• Stated problem: Among the entries below, one stretch runs from the line that contains "Generate a LaTeX" through the line that contains "radius=211.5, y radius=257];". Repeat that stretch exactly, ends included, and only that.

• Exercise material:
[start]

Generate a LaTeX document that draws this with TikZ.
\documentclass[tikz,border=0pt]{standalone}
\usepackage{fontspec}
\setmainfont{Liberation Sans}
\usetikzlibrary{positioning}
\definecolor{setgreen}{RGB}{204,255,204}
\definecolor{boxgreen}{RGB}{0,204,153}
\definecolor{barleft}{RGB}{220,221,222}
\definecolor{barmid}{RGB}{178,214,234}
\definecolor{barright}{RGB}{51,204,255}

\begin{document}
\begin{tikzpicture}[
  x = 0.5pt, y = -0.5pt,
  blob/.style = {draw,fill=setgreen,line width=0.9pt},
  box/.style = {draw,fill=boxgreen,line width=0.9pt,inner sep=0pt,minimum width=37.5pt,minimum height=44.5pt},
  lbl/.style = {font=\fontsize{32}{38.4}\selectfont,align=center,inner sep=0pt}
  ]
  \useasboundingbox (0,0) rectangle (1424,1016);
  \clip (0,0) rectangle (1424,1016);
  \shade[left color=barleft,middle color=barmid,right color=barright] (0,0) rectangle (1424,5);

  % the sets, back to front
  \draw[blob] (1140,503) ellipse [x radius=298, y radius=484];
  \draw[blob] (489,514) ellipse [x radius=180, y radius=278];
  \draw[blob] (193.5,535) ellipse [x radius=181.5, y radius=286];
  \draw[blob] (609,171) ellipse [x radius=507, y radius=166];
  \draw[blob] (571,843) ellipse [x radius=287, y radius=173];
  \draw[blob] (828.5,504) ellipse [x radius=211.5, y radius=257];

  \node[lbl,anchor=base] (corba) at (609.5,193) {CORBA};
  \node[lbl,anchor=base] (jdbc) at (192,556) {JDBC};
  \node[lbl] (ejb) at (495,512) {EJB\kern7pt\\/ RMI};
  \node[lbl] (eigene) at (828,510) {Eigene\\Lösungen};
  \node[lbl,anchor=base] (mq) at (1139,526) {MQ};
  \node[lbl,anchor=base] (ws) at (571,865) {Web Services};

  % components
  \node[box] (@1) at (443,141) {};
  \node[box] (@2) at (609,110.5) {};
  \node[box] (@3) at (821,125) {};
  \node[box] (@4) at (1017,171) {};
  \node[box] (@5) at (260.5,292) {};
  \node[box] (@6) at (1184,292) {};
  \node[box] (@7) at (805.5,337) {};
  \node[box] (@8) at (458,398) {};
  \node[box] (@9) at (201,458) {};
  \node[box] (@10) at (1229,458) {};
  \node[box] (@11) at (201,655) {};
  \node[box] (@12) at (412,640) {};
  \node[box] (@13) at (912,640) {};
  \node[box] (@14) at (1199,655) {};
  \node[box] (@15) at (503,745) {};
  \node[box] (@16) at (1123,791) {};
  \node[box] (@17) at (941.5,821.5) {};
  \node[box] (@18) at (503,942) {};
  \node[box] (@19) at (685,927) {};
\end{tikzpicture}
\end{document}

[end]
[start]

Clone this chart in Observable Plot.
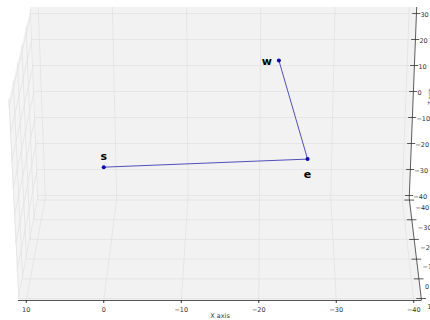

[end]

• Response to this task:
Generate a LaTeX document that draws this with TikZ.
\documentclass[tikz,border=0pt]{standalone}
\usepackage{fontspec}
\setmainfont{Liberation Sans}
\usetikzlibrary{positioning}
\definecolor{setgreen}{RGB}{204,255,204}
\definecolor{boxgreen}{RGB}{0,204,153}
\definecolor{barleft}{RGB}{220,221,222}
\definecolor{barmid}{RGB}{178,214,234}
\definecolor{barright}{RGB}{51,204,255}

\begin{document}
\begin{tikzpicture}[
  x = 0.5pt, y = -0.5pt,
  blob/.style = {draw,fill=setgreen,line width=0.9pt},
  box/.style = {draw,fill=boxgreen,line width=0.9pt,inner sep=0pt,minimum width=37.5pt,minimum height=44.5pt},
  lbl/.style = {font=\fontsize{32}{38.4}\selectfont,align=center,inner sep=0pt}
  ]
  \useasboundingbox (0,0) rectangle (1424,1016);
  \clip (0,0) rectangle (1424,1016);
  \shade[left color=barleft,middle color=barmid,right color=barright] (0,0) rectangle (1424,5);

  % the sets, back to front
  \draw[blob] (1140,503) ellipse [x radius=298, y radius=484];
  \draw[blob] (489,514) ellipse [x radius=180, y radius=278];
  \draw[blob] (193.5,535) ellipse [x radius=181.5, y radius=286];
  \draw[blob] (609,171) ellipse [x radius=507, y radius=166];
  \draw[blob] (571,843) ellipse [x radius=287, y radius=173];
  \draw[blob] (828.5,504) ellipse [x radius=211.5, y radius=257];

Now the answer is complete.